E a doula sempre existiu, somos aquele apoio feminino no parto, mas hoje temos a luz das evidências científicas. O intuito é levar para as mulheres a luz das informações, conhecimento é poder, quando se tem acesso a ele, você passa a questionar as condutas, os protocolos, você pode buscar uma melhor assistência. O parto é um dia que será lembrado para sempre por aquela mulher e família, será contado e recontado muitas vezes. Não basta apenas parir e nascer com saúde, é importante que a experiência seja positiva para aquela mulher e bebê.
Riovale – Quais os benefícios para as futuras mamães?
Julia: Dados apresentados em estudos mostram que as mulheres que receberam apoio contínuo durante o parto por uma doula tiveram maior probabilidade de terem um parto vaginal espontâneo e o índice de trabalhos de parto que evoluíram para uma cesárea foi menor. Essas mulheres tiveram menor probabilidade de usar analgesia durante o trabalho de parto e maior probabilidade de se sentir mais satisfeitas; a duração do seu trabalho de parto foi um pouco menor; seus bebês tiveram uma melhor avaliação pediátrica; a amamentação se demonstrou mais facilitada e o apoio contínuo não produziu nenhum efeito prejudicial.
Riovale – Por que você escolheu ser doula?
Julia: Desde criança sempre tive muito interesse e curiosidade em tudo que envolvia nascimentos.

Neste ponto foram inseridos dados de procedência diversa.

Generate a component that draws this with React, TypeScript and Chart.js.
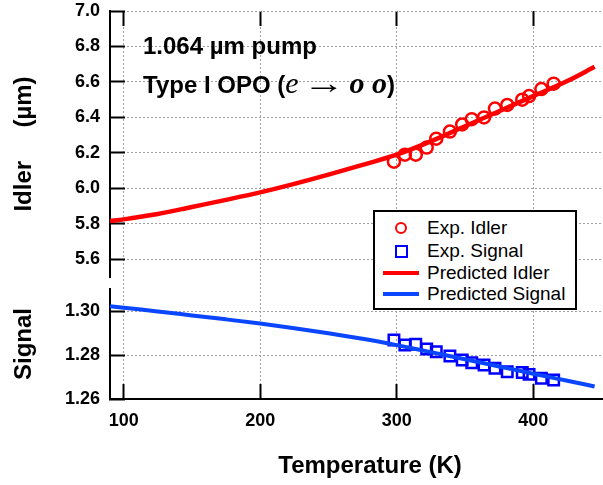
import React, { useEffect, useRef } from "react";
import { Chart, registerables } from "chart.js";

Chart.register(...registerables);

// ---- data ----
const EXP_TEMPERATURE = [298, 306, 314, 322, 329, 339, 348, 355, 364, 372, 381, 392, 397, 406, 415];
const EXP_IDLER = [6.15, 6.19, 6.19, 6.23, 6.28, 6.32, 6.36, 6.39, 6.40, 6.45, 6.47, 6.50, 6.52, 6.56, 6.59];
const EXP_SIGNAL = [1.2868, 1.2845, 1.2849, 1.2827, 1.2815, 1.2795, 1.2777, 1.2765, 1.2755, 1.2740, 1.2724, 1.2720, 1.2712, 1.2694, 1.2686];

const PRED_TEMPERATURE = [90, 100, 125, 150, 175, 200, 225, 250, 275, 300, 325, 350, 375, 400, 425, 445];
const PRED_IDLER = [5.815, 5.825, 5.855, 5.895, 5.935, 5.977, 6.025, 6.077, 6.132, 6.19, 6.265, 6.35, 6.435, 6.52, 6.605, 6.685];
const PRED_SIGNAL = [1.3022, 1.3015, 1.2998, 1.298, 1.2962, 1.2943, 1.2922, 1.2899, 1.2874, 1.2845, 1.2813, 1.2781, 1.2748, 1.2715, 1.2683, 1.2657];

const X_TICKS = [100, 200, 300, 400];
const IDLER_TICKS = [5.6, 5.8, 6.0, 6.2, 6.4, 6.6, 6.8, 7.0];
const SIGNAL_TICKS = [1.26, 1.28, 1.30];

const LEGEND_LABELS = ["Exp. Idler", "Exp. Signal", "Predicted Idler", "Predicted Signal"];

const SANS = '"Liberation Sans", Arial, Helvetica, sans-serif';
const SERIF = '"Liberation Serif", "Times New Roman", serif';

const RED = "#ff0000";
const BLUE_EXP = "#0000ff";
const BLUE_LINE = "#0a46ff";
const GRID = "#a0a0a0";

const zip = (xs: number[], ys: number[]) => xs.map((x, i) => ({ x, y: ys[i] }));

const noPad = (s: any) => {
  s.paddingTop = 0;
  s.paddingBottom = 0;
  s.paddingLeft = 0;
  s.paddingRight = 0;
};

export default function App() {
  const canvasRef = useRef<HTMLCanvasElement | null>(null);

  useEffect(() => {
    const canvas = canvasRef.current;
    if (!canvas) return;

    const tickFont = { family: SANS, size: 18, weight: "bold" as const };
    const titleFont = { family: SANS, size: 24, weight: "bold" as const };

    const gridOpts = {
      color: GRID,
      lineWidth: 1,
      tickLength: -15,
      tickColor: "#000",
      tickWidth: 2,
    };
    const borderOpts = { display: true, color: "#000", width: 2, dash: [2, 2] };

    const chart = new Chart(canvas, {
      type: "scatter",
      data: {
        datasets: [
          {
            label: LEGEND_LABELS[0],
            data: zip(EXP_TEMPERATURE, EXP_IDLER),
            yAxisID: "yI",
            pointStyle: "circle",
            pointRadius: 6,
            borderColor: RED,
            borderWidth: 2.5,
            backgroundColor: "rgba(0,0,0,0)",
            showLine: false,
            order: 1,
          },
          {
            label: LEGEND_LABELS[1],
            data: zip(EXP_TEMPERATURE, EXP_SIGNAL),
            yAxisID: "yS",
            pointStyle: "rect",
            pointRadius: 7.4,
            borderColor: BLUE_EXP,
            borderWidth: 2.5,
            backgroundColor: "rgba(0,0,0,0)",
            showLine: false,
            order: 4,
          },
          {
            label: LEGEND_LABELS[2],
            data: zip(PRED_TEMPERATURE, PRED_IDLER),
            yAxisID: "yI",
            showLine: true,
            pointRadius: 0,
            borderColor: RED,
            borderWidth: 4.5,
            cubicInterpolationMode: "monotone",
            order: 2,
          },
          {
            label: LEGEND_LABELS[3],
            data: zip(PRED_TEMPERATURE, PRED_SIGNAL),
            yAxisID: "yS",
            showLine: true,
            pointRadius: 0,
            borderColor: BLUE_LINE,
            borderWidth: 4,
            cubicInterpolationMode: "monotone",
            order: 3,
          },
        ],
      },
      options: {
        responsive: false,
        animation: false,
        layout: { padding: { top: 11, left: 0, right: 0, bottom: 0 } },
        plugins: { legend: { display: false }, tooltip: { enabled: false } },
        scales: {
          x: {
            type: "linear",
            position: "bottom",
            min: 90,
            max: 471,
            afterBuildTicks: (s: any) => {
              s.ticks = X_TICKS.map((v) => ({ value: v }));
            },
            afterFit: (s: any) => {
              s.height = 86;
              noPad(s);
            },
            grid: gridOpts,
            border: borderOpts,
            ticks: {
              font: tickFont,
              color: "#000",
              padding: 26,
              autoSkip: false,
              maxRotation: 0,
              callback: (v: any) => String(v),
            },
            title: {
              display: true,
              text: "Temperature (K)",
              font: titleFont,
              color: "#000",
              padding: { top: 0, bottom: 4 },
            },
          },
          xTop: {
            type: "linear",
            position: "top",
            min: 90,
            max: 471,
            afterBuildTicks: (s: any) => {
              s.ticks = X_TICKS.map((v) => ({ value: v }));
            },
            afterFit: (s: any) => {
              s.height = 0;
              noPad(s);
            },
            grid: {
              drawOnChartArea: false,
              tickLength: -15,
              tickColor: "#000",
              tickWidth: 2,
            },
            border: { display: false },
            ticks: { display: false, autoSkip: false },
          },
          yI: {
            type: "linear",
            position: "left",
            stack: "panels",
            stackWeight: 266,
            weight: 3,
            min: 5.5,
            max: 7.0,
            afterBuildTicks: (s: any) => {
              s.ticks = IDLER_TICKS.map((v) => ({ value: v }));
            },
            afterFit: (s: any) => {
              s.width = 110;
              noPad(s);
            },
            grid: gridOpts,
            border: borderOpts,
            ticks: {
              font: tickFont,
              color: "#000",
              padding: 25,
              autoSkip: false,
              callback: (v: any) => Number(v).toFixed(1),
            },
            title: {
              display: true,
              text: "Idler     (\u00b5m)",
              font: titleFont,
              color: "#000",
              padding: { top: 10, bottom: 0 },
            },
          },
          yGap: {
            type: "linear",
            position: "left",
            stack: "panels",
            stackWeight: 12,
            weight: 2,
            min: 0,
            max: 1,
            display: false,
          },
          yS: {
            type: "linear",
            position: "left",
            stack: "panels",
            stackWeight: 110,
            weight: 1,
            min: 1.26,
            max: 1.31,
            afterBuildTicks: (s: any) => {
              s.ticks = SIGNAL_TICKS.map((v) => ({ value: v }));
            },
            afterFit: (s: any) => {
              s.width = 110;
              noPad(s);
            },
            grid: gridOpts,
            border: borderOpts,
            ticks: {
              font: tickFont,
              color: "#000",
              padding: 25,
              autoSkip: false,
              callback: (v: any) => Number(v).toFixed(2),
            },
            title: {
              display: true,
              text: "Signal",
              font: titleFont,
              color: "#000",
              padding: { top: 10, bottom: 0 },
            },
          },
        },
      } as any,
    });

    return () => chart.destroy();
  }, []);

  const legendRow = (symbol: React.ReactNode, label: string, top: number) => (
    <div
      key={label}
      style={{
        position: "absolute",
        left: 0,
        top,
        height: 22,
        width: "100%",
        display: "flex",
        alignItems: "center",
      }}
    >
      <div style={{ width: 52, display: "flex", justifyContent: "center", alignItems: "center" }}>{symbol}</div>
      <span style={{ fontFamily: SANS, fontSize: 19, color: "#000", whiteSpace: "nowrap" }}>{label}</span>
    </div>
  );

  return (
    <div
      style={{
        position: "fixed",
        left: 0,
        top: 0,
        width: 603,
        height: 485,
        overflow: "hidden",
        background: "#fff",
      }}
    >
      <canvas ref={canvasRef} width={640} height={485} style={{ display: "block", width: 640, height: 485 }} />

      <div
        style={{
          position: "absolute",
          left: 143,
          top: 34,
          fontFamily: SANS,
          fontWeight: "bold",
          fontSize: 24,
          lineHeight: "24px",
          color: "#000",
          whiteSpace: "nowrap",
        }}
      >
        1.064 {"\u00b5"}m pump
      </div>
      <div
        style={{
          position: "absolute",
          left: 143,
          top: 71,
          fontFamily: SANS,
          fontWeight: "bold",
          fontSize: 24,
          lineHeight: "24px",
          color: "#000",
          whiteSpace: "nowrap",
        }}
      >
        Type I OPO (
        <span style={{ fontFamily: SERIF, fontStyle: "italic", fontWeight: "normal", fontSize: 30 }}>e</span>
        <span style={{ fontFamily: SERIF, fontWeight: "normal", fontSize: 30 }}>
          {" "}
          <span style={{ display: "inline-block", transform: "scaleX(1.4)", margin: "0 3px" }}>{"\u2192"}</span>
        </span>
        <span style={{ fontFamily: SERIF, fontStyle: "italic", fontWeight: "bold", fontSize: 30 }}>{" "}o o</span>)
      </div>

      <div
        style={{
          position: "absolute",
          left: 373,
          top: 210,
          width: 200,
          height: 96,
          border: "2px solid #000",
          background: "#fff",
        }}
      >
        {legendRow(
          <div style={{ width: 8, height: 8, borderRadius: "50%", border: `2.5px solid ${RED}` }} />,
          LEGEND_LABELS[0],
          5
        )}
        {legendRow(<div style={{ width: 9, height: 9, border: `2.5px solid ${BLUE_EXP}` }} />, LEGEND_LABELS[1], 28)}
        {legendRow(<div style={{ width: 36, height: 4, background: RED }} />, LEGEND_LABELS[2], 50)}
        {legendRow(<div style={{ width: 36, height: 4, background: BLUE_LINE }} />, LEGEND_LABELS[3], 71)}
      </div>
    </div>
  );
}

Eu mesma, sem ainda saber o que era doula, cuidava das mulheres que tinham filhos ao meu redor. E foi em 2014 que tive conhecimento da existência da doula, mas só em 2017 que me tornei oficialmente uma. Ser doula é um chamado aceito com muito amor, faz parte da minha essência. Hoje, não me vejo mais fora desse caminho.
Riovale – E para finalizar nossa entrevista, você pode falar dos desafios e momentos marcantes?
Julia: Ser doula em um País tão cesarista que desrespeita as mulheres constantemente é um desafio enorme. É um desafio presenciar violências obstétricas, é um desafio não ser respeitada como profissional dentro do centro obstétrico, é um desafio atender em cidades que não permitem a entrada da doula nas maternidades, é um desafio a falta de reconhecimento. Ser doula é resistência e resiliência, e apesar dos inúmeros desafios, vivo momentos marcantes e emocionantes. Lembro de cada história, cada nascimento, me emociono em cada parto, me sinto extremamente honrada em presenciar o nascimento de uma família, cada ser que chega neste planeta é uma nova oportunidade de sermos pessoas melhores.